Es ist aber auch möglich, Abluft aus mehreren Räumen zu nutzen, zum Beispiel Küche, Bad und WC. Jeder Raum, der am Abluftsystem teilhaben soll, erhält einen Rohranschluss mit einem Abluftventil, über das die meist durch Abwärme von Leuchten und elektrischen Haushaltsgeräten angewärmte Raumluft zur Wärmepumpe strömt und dort seine thermische Energie abgibt.
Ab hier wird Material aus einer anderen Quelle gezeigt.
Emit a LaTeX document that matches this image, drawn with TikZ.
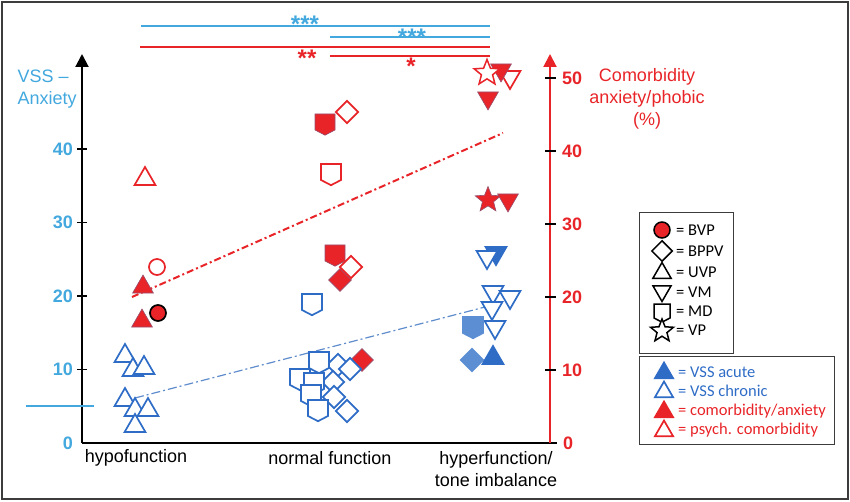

Eine solche Abluftwärmepumpenanlage stellt im Prinzip ein Lüftungssystem mit Wärmerückgewinnung dar.

1) Download unter wohnungslueftung-ev.de

 

Normen für die Wohnungslüftung

  • DIN 1946-6: Lüftung von Wohnungen – Allgemeine Anforderungen; Anforderungen zur Bemessung, Ausführung und Kennzeichnung; Übergabe/Übernahme (Abnahme) und Instandhaltung
  • DIN 18017-3: Lüftung von Bädern und Toilettenräumen ohne Außenfenster, fens­terloser Sanitärräume – Teil 3: Lüftung mit Ventilatoren
  • DIN 4108-2: Wärmeschutz und Energieeinsparung in Gebäuden: Mindestanforderungen an den Wärmeschutz
  • DIN 18379: VOB Vergabe- und Vertragsordnung für Bauleistungen – Teil C: Allgemeine Technische Vertragsbedingungen für Bauleistungen (ATV) – Raumlufttechnische Anlagen
  • DIN EN 12599: Lüftung von Gebäuden – Prüf- und Messverfahren für die Übergabe raumlufttechnischer Anlagen
  • VDI 3803 Blatt 4: Raumlufttechnik – Geräteanforderungen – Luftfiltersysteme
  • DIN 4719: Lüftung von Wohnungen
  • DIN 4109: Mindestanforderungen Schallschutz
  • MLüAR: Muster-Richtlinie über brandschutztechnische Anforderungen an Lüftungsanlagen, herausgegeben von der Fachkommission Bauaufsicht der Bauministerkonferenz.